‘The Way Back’ Review: Ben Affleck Stands Tall in a Dreary Drama
A sincere thank you is owed to Ben Affleck. The actor easily could have remained in that Batman suit for the foreseeable future, cloaking both his face and his emotions. He chose to instead cash out from the D.C. Comics darkness and get real in The Way Back. To be sure, he’s still portraying a version of the Tortured Good Guy with a Past. But he exposes his vulnerabilities in ways that his fans have rarely seen — and does it in a drama that obviously holds deep personal meaning to him.
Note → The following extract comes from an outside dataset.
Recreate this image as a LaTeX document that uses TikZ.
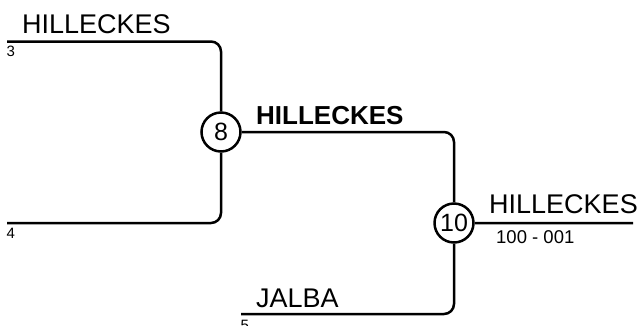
\documentclass[tikz,border=0pt]{standalone}
\usepackage{fontspec}
\setmainfont{Liberation Sans}
\usetikzlibrary{positioning}

\tikzset{
	wire/.style={line width=2.5pt, rounded corners=10pt},
	match/.style={circle, draw, line width=2.5pt, minimum size=39pt, inner sep=0pt, font=\fontsize{25}{28}\selectfont},
	team/.style={anchor=base west, inner sep=0pt, font=\fontsize{27}{30}\selectfont},
	winner/.style={anchor=base west, inner sep=0pt, font=\fontsize{26}{30}\selectfont\bfseries},
	seed/.style={anchor=base west, inner sep=0pt, font=\fontsize{15}{17}\selectfont},
	score/.style={anchor=base west, inner sep=0pt, font=\fontsize{18.5}{21}\selectfont}
}

\begin{document}
\begin{tikzpicture}[x=1pt, y=-1pt]
	\useasboundingbox (0,0) rectangle (642,325);

	\node[match] (m8) at (221,132) {8};
	\node[match] (m10) at (454,223) {10};

	\coordinate (s3) at (7,41.5);
	\coordinate (s4) at (7,223);
	\coordinate (s5) at (241,314);
	\coordinate (out) at (633,223);

	\node[team] (t3) at (22,33) {HILLECKES};
	\node[seed] (n3) at (6.5,56) {3};
	\node[seed] (n4) at (6.5,238) {4};
	\node[team] (t5) at (256,307) {JALBA};
	\node[seed] (n5) at (240.5,330) {5};
	\node[winner] (w8) at (256,124) {HILLECKES};
	\node[team] (w10) at (489,213) {HILLECKES};
	\node[score] (r10) at (496,243) {100 - 001};

	\draw[wire]
		(s3) -| (m8)
		(s4) -| (m8)
		(m8) -| (m10)
		(s5) -| (m10)
		(m10) -- (out);
\end{tikzpicture}
\end{document}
There are moments in this film when it’s impossible to know where the character of Jack Cunningham ends and Affleck begins. This would be evident even before he recently went on-record with the New York Times and admitted to his struggles with alcoholism. Jack carries himself with a heaviness of a man worn down by years of hard living. When he smacks a beer bottle across the room out of frustration, his action comes off as an instinctive reflex. This is a fascinating and insightful portrayal, and one that towers tall in an otherwise forgettable and dreary outing.
We meet Jack as a dead-eyed constructor worker in his blue-collar town. He spends his days going through the motions and his nights chugging down beer after beer in his local watering hole. He staggers into his ramshackle house with the help of a concerned friend. How alarming is his alcohol addiction? He keeps a beer can in the shower next to the soap. (Curiously, Affleck’s character also drank in the shower in the 2000 drama Bounce.) His sister (Michaela Watkins) wants him to start dating again in the wake of his separation. He’s not interested, preferring to wallow in his sadness. His relationship status is not the underlying reason for his problems, by the way.
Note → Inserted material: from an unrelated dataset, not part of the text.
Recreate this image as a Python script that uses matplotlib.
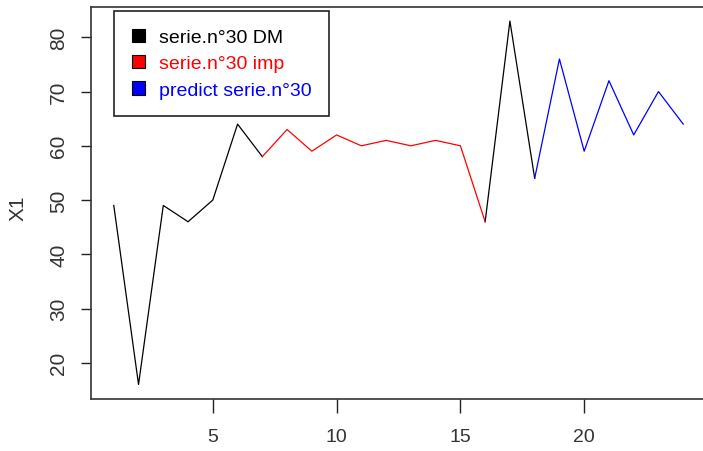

Jack gets a shot at redemption when he’s asked to take over as coach a Catholic high school basketball team. And this isn’t just any school or any team: Back in the 90s, Jack was its superstar player and had the talent to land a full-ride scholarship to a top college. (In a tacked-on subplot, he didn’t take it because of his sour relationship with his dad.) Now the guys have a losing record and are the laughingstock of the league. They need a shake-up. In the film’s most effective scene, Jack talks himself out taking the job while walking back and forth to the freezer and chasing down his guilt with beer, all on a loop. A row of empty bottles sit idly on his tiny kitchen table by the time the sun is up. And yet, he ultimately can’t say no to the school’s Father. This would have been a far more interesting movie if he had.
When a rag-tag basketball team starts at the bottom, there’s nowhere to go but up. In The Way Back, they do it via every play in the sports movie handbook. The fiery motivational speech? The neglectful parent? The hot-headed player? The wild buzzer-beater? The feel-good montage that illustrates marked improvement? Check, check, check, check and check. Even the shaky-cam, natural-lighting shooting style — which gives the games a lived-in, organic feel — is straight out of Friday Night Lights. And, ahem, Jack Cunningham is no Coach Taylor. We’re supposed to believe that these guys flip their woeful sub-.500 record and make the playoffs because he starts using impassioned profane language and disciplines them for bad behavior. If only!
Given the film’s title, it’s no spoiler to reveal that Jack also will end his own journey a better person than he is at the start. (Come to think of it, The Way Back could have been titled Bounce too). The arc is heavy-handed and predictable, and we’ve seen it all before and with more nuance in richer films from Hoosiers to Casey Affleck’s Manchester by the Sea. What’s fresh is Ben Affleck’s authentic take of a broken man. His palpable heartbreak is the true heart of the story, and his performance prevents the film from turning into a PG Disney-esque rah-rah underdog tale. That alone is worth cheering for.